The small government bluff has been called. The assumption that what exists must continue to exist has been shaken. The new political normality is that voters no longer accept the same limit to what government can do. Suddenly it is no longer the case that budgets must always be balanced or that the hip-pocket is the only meaningful metric when it comes to taxation. There are larger issues at stake, locally as well as nationally.

The common good is back in a big way. The genie is out of the bottle and all the wishing in the world won’t be able to stuff it back in. This comes at precisely the right moment to underwrite an expansion of democracy as legislated in the new Local Government Act.

Despite an alarming decline of belief in democracy, especially among young people, it is recognised that citizens are generally more willing to engage with politics at the local level. It is here that the best chance may lie to reinvigorate democracy more broadly.
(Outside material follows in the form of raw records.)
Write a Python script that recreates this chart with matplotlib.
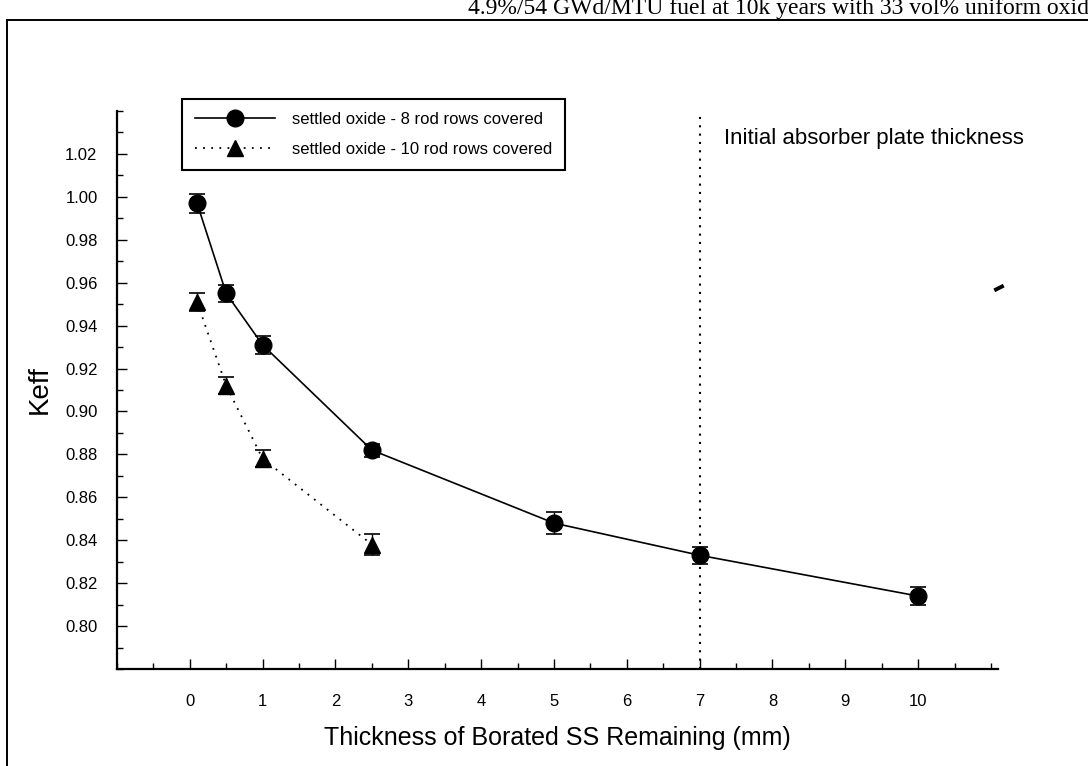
import matplotlib
matplotlib.use('Agg')
import matplotlib.pyplot as plt
import matplotlib.ticker as ticker
from matplotlib.lines import Line2D

# keff vs remaining borated SS thickness, two settled-oxide cases
thick_8 = [0.1, 0.5, 1.0, 2.5, 5.0, 7.0, 10.0]
keff_8 = [0.997, 0.955, 0.931, 0.882, 0.848, 0.833, 0.814]
err_8 = [0.0045, 0.004, 0.004, 0.003, 0.005, 0.004, 0.004]

thick_10 = [0.1, 0.5, 1.0, 2.5]
keff_10 = [0.951, 0.912, 0.878, 0.838]
err_10 = [0.004, 0.004, 0.004, 0.005]

label_8 = 'settled oxide - 8 rod rows covered'
label_10 = 'settled oxide - 10 rod rows covered'

initial_plate = 7.0
x_ticks = list(range(0, 11))
y_ticks = [0.80, 0.82, 0.84, 0.86, 0.88, 0.90, 0.92, 0.94, 0.96, 0.98, 1.00, 1.02]

page_title = '4.9%/54 GWd/MTU fuel at 10k years with 33 vol% uniform oxide'

plt.rcParams['font.family'] = ['Liberation Sans', 'DejaVu Sans']

fig = plt.figure(figsize=(10.88, 7.66), dpi=100)
ax = fig.add_axes([0.1075, 0.1266, 0.810, 0.7285])

# 8 rows: solid line, filled circles
ax.plot(thick_8, keff_8, color='black', linestyle='-', linewidth=1.2,
        marker='o', markersize=12, label=label_8)
ax.errorbar(thick_8, keff_8, yerr=err_8, fmt='none', ecolor='black',
            elinewidth=1.0, capsize=6, capthick=1.2)

# 10 rows: dotted line, filled triangles
ax.plot(thick_10, keff_10, color='black', linestyle=(0, (1, 3.5)), linewidth=1.3,
        marker='^', markersize=12, label=label_10)
ax.errorbar(thick_10, keff_10, yerr=err_10, fmt='none', ecolor='black',
            elinewidth=1.0, capsize=6, capthick=1.2)

ax.axvline(initial_plate, color='black', linestyle=(0, (1, 3)), linewidth=1.5)
ax.text(7.34, 1.027, 'Initial absorber plate thickness', fontsize=16,
        ha='left', va='center')

ax.set_xlim(-1, 11.1)
ax.set_ylim(0.78, 1.04)
ax.set_xticks(x_ticks)
ax.xaxis.set_minor_locator(ticker.MultipleLocator(0.5))
ax.set_yticks(y_ticks)
ax.yaxis.set_major_formatter(ticker.FormatStrFormatter('%.2f'))
ax.yaxis.set_minor_locator(ticker.MultipleLocator(0.01))

ax.tick_params(which='both', direction='in', width=1.0)
ax.tick_params(which='major', length=7)
ax.tick_params(which='minor', length=4)
ax.tick_params(axis='y', which='major', pad=14, labelsize=12)
ax.tick_params(axis='x', which='major', pad=18, labelsize=12)

ax.spines['top'].set_visible(False)
ax.spines['right'].set_visible(False)
ax.spines['left'].set_linewidth(1.6)
ax.spines['bottom'].set_linewidth(1.6)

ax.set_xlabel('Thickness of Borated SS Remaining (mm)', fontsize=18, labelpad=12)
ax.set_ylabel('Keff', fontsize=20, labelpad=9)

leg = ax.legend(loc='upper left', bbox_to_anchor=(0.167, 0.871),
                bbox_transform=fig.transFigure, borderaxespad=0, fontsize=12,
                handlelength=4.8, handletextpad=1.0, labelspacing=0.9,
                borderpad=0.8, fancybox=False, framealpha=1, edgecolor='black')
leg.get_frame().set_linewidth(1.5)

# page frame and running header
frame_y = 1 - 20 / 766
fig.add_artist(Line2D([7 / 1088, 1.0], [frame_y, frame_y], transform=fig.transFigure,
                      color='black', linewidth=1.4))
fig.add_artist(Line2D([7 / 1088, 7 / 1088], [0.0, frame_y], transform=fig.transFigure,
                      color='black', linewidth=1.4))
fig.text(468 / 1088, 1 - 14 / 766, page_title, fontsize=17, va='baseline', ha='left',
         family=['Liberation Serif', 'DejaVu Serif'])
fig.add_artist(Line2D([996 / 1088, 1002 / 1088], [1 - 289.5 / 766, 1 - 286.5 / 766],
                      transform=fig.transFigure, color='black', linewidth=2.8))

fig.savefig('out.png', dpi=100)
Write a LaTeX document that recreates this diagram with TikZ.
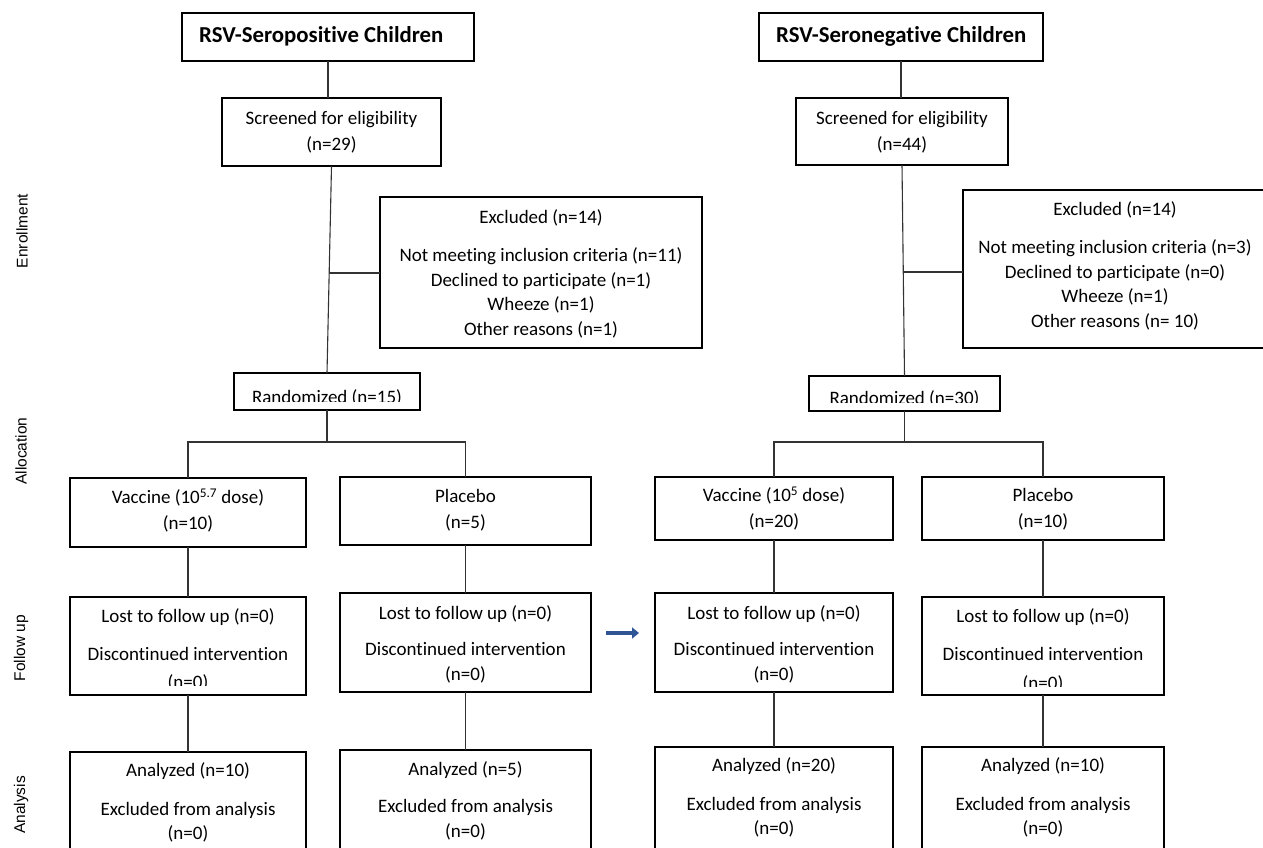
\documentclass[tikz,border=0pt]{standalone}
\usepackage{fontspec}
\setmainfont[Ligatures={NoCommon}]{Carlito}
\newfontfamily\sidefont{Liberation Sans}
\usetikzlibrary{arrows.meta,calc}
\definecolor{arrowblue}{RGB}{47,85,151}
\newcommand\mkbox[5]{\node[flowbox, minimum width={(#4)-(#2)}, minimum height={(#5)-(#3)}] (#1) at ({((#2)+(#4))/2},{((#3)+(#5))/2}) {};}
\begin{document}
\begin{tikzpicture}[x=1pt,y=-1pt,
  flowbox/.style={draw=black, line width=2pt, inner sep=0pt, outer sep=0pt, fill=white},
  txt/.style={font=\fontsize{19}{22}\selectfont, inner sep=0pt, anchor=mid},
  ctxt/.style={font=\fontsize{19}{22}\selectfont, inner sep=0pt, anchor=base},
  ttl/.style={font=\bfseries\fontsize{22.8}{26}\selectfont, inner sep=0pt, anchor=mid west},
  side/.style={font=\sidefont\fontsize{15.5}{18}\selectfont, rotate=90, inner sep=0pt},
  link/.style={draw=black!80, line width=1.1pt},
  bluearrow/.style={draw=arrowblue, line width=4pt, -{Triangle[length=7pt,width=11pt]}}]
\useasboundingbox (0,0) rectangle (1263,847);
\clip (0,0) rectangle (1263,847);
\fill[white] (0,0) rectangle (1263,847);

% side labels
\node[side] (lblEnr) at (22,231) {Enrollment};
\node[side] (lblAll) at (21,451) {Allocation};
\node[side] (lblFol) at (21,648) {Follow up};
\node[side] (lblAna) at (21,805) {Analysis};

% boxes - left
\mkbox{TL}{182}{13}{474}{61}
\mkbox{SL}{222}{98}{441}{166}
\mkbox{EL}{380}{197}{702}{348}
\mkbox{RL}{234}{373}{420}{410}
\mkbox{VL}{70}{478}{306}{547}
\mkbox{PL}{340}{477}{591}{545}
\mkbox{FLa}{70}{597}{306}{695}
\mkbox{FLb}{340}{593}{591}{692}
\mkbox{ALa}{70}{752}{306}{880}
\mkbox{ALb}{340}{750}{591}{880}
% boxes - right
\mkbox{TR}{759}{13}{1043}{61}
\mkbox{SR}{796}{98}{1008}{165}
\mkbox{ER}{963}{190}{1300}{348}
\mkbox{RR}{809}{376}{1000}{411}
\mkbox{VR}{655}{477}{893}{540}
\mkbox{PR}{922}{477}{1164}{540}
\mkbox{FRa}{655}{593}{893}{692}
\mkbox{FRb}{922}{597}{1164}{695}
\mkbox{ARa}{655}{747}{893}{880}
\mkbox{ARb}{922}{747}{1164}{880}

% titles
\node[ttl] (tTL) at (199,40) {RSV-Seropositive Children};
\node[ttl] (tTR) at (776,40) {RSV-Seronegative Children};

% screened
\node[txt] (tSL1) at (331.5,122) {Screened for eligibility};
\node[txt] (tSL2) at (331.5,148) {(n=29)};
\node[txt] (tSR1) at (902,122) {Screened for eligibility};
\node[txt] (tSR2) at (902,148) {(n=44)};

% excluded left
\node[txt] (tEL1) at (541,221) {Excluded (n=14)};
\node[txt] (tEL2) at (541,259) {Not meeting inclusion criteria (n=11)};
\node[txt] (tEL3) at (541,284) {Declined to participate (n=1)};
\node[txt] (tEL4) at (541,308) {Wheeze (n=1)};
\node[txt] (tEL5) at (541,333) {Other reasons (n=1)};
% excluded right
\node[txt] (tER1) at (1115,213) {Excluded (n=14)};
\node[txt] (tER2) at (1115,251) {Not meeting inclusion criteria (n=3)};
\node[txt] (tER3) at (1115,276) {Declined to participate (n=0)};
\node[txt] (tER4) at (1115,300) {Wheeze (n=1)};
\node[txt] (tER5) at (1115,325) {Other reasons (n= 10)};

% randomized (text cut off at the bottom)
\begin{scope}
\clip (235,374) rectangle (419,401);
\node[ctxt] (tRL) at (327,403) {Randomized (n=15)};
\end{scope}
\begin{scope}
\clip (810,377) rectangle (999,402);
\node[ctxt] (tRR) at (904.5,404) {Randomized (n=30)};
\end{scope}

% allocation
\node[txt] (tVL1) at (188,501) {Vaccine (10\textsuperscript{5.7} dose)};
\node[txt] (tVL2) at (188,527) {(n=10)};
\node[txt] (tPL1) at (465.5,500) {Placebo};
\node[txt] (tPL2) at (465.5,526) {(n=5)};
\node[txt] (tVR1) at (774,499) {Vaccine (10\textsuperscript{5} dose)};
\node[txt] (tVR2) at (774,525) {(n=20)};
\node[txt] (tPR1) at (1043,499) {Placebo};
\node[txt] (tPR2) at (1043,525) {(n=10)};

% follow up
\node[txt] (tFLa1) at (188,620) {Lost to follow up (n=0)};
\node[txt] (tFLa2) at (188,658) {Discontinued intervention};
\begin{scope}
\clip (71,660) rectangle (305,685);
\node[ctxt] (tFLa3) at (188,688) {(n=0)};
\end{scope}
\node[txt] (tFLb1) at (465.5,617) {Lost to follow up (n=0)};
\node[txt] (tFLb2) at (465.5,653) {Discontinued intervention};
\node[txt] (tFLb3) at (465.5,678) {(n=0)};
\node[txt] (tFRa1) at (774,617) {Lost to follow up (n=0)};
\node[txt] (tFRa2) at (774,653) {Discontinued intervention};
\node[txt] (tFRa3) at (774,678) {(n=0)};
\node[txt] (tFRb1) at (1043,620) {Lost to follow up (n=0)};
\node[txt] (tFRb2) at (1043,658) {Discontinued intervention};
\begin{scope}
\clip (923,660) rectangle (1163,686);
\node[ctxt] (tFRb3) at (1043,689) {(n=0)};
\end{scope}

% analysis
\node[txt] (tALa1) at (188,774) {Analyzed (n=10)};
\node[txt] (tALa2) at (188,813) {Excluded from analysis};
\node[txt] (tALa3) at (188,837) {(n=0)};
\node[txt] (tALb1) at (465.5,773) {Analyzed (n=5)};
\node[txt] (tALb2) at (465.5,810) {Excluded from analysis};
\node[txt] (tALb3) at (465.5,835) {(n=0)};
\node[txt] (tARa1) at (774,769) {Analyzed (n=20)};
\node[txt] (tARa2) at (774,808) {Excluded from analysis};
\node[txt] (tARa3) at (774,832) {(n=0)};
\node[txt] (tARb1) at (1043,769) {Analyzed (n=10)};
\node[txt] (tARb2) at (1043,808) {Excluded from analysis};
\node[txt] (tARb3) at (1043,832) {(n=0)};

% connectors - left
\draw[link] (TL.south) -- (TL.south |- SL.north);
\draw[link] (SL.south) -- (RL.north);
\coordinate (jL) at ($(SL.south)!0.517!(RL.north)$);
\draw[link] (jL) -- (jL -| EL.west);
\coordinate (bL) at (RL.south |- 0,442);
\draw[link] (RL.south) -- (bL);
\draw[link] (VL.north) -- (VL.north |- bL) -- (PL.north |- bL) -- (PL.north);
\draw[link] (VL.south) -- (FLa.north);
\draw[link] (FLa.south) -- (ALa.north);
\draw[link] (PL.south) -- (FLb.north);
\draw[link] (FLb.south) -- (ALb.north);
% connectors - right
\draw[link] (TR.south) -- (TR.south |- SR.north);
\draw[link] (SR.south) -- (RR.north);
\coordinate (jR) at ($(SR.south)!0.507!(RR.north)$);
\draw[link] (jR) -- (jR -| ER.west);
\coordinate (bR) at (RR.south |- 0,442);
\draw[link] (RR.south) -- (bR);
\draw[link] (VR.north) -- (VR.north |- bR) -- (PR.north |- bR) -- (PR.north);
\draw[link] (VR.south) -- (FRa.north);
\draw[link] (FRa.south) -- (ARa.north);
\draw[link] (PR.south) -- (FRb.north);
\draw[link] (FRb.south) -- (ARb.north);

% blue arrow
\coordinate (arrS) at (606,633);
\coordinate (arrE) at (639,633);
\draw[bluearrow] (arrS) -- (arrE);
\end{tikzpicture}
\end{document}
The Assemblies, Juries, Visions and Plans envisaged in the new Act have the potential to energise a democratic citizenry.

Communitarian and localist movements are spreading across the world. Citizen assemblies are employed in parts of the UK, Ireland, France, Denmark, Taiwan, and Spain among others With municipalities across Victoria already stepping up to meet the requirements of the new Act, a radical change could be on the way.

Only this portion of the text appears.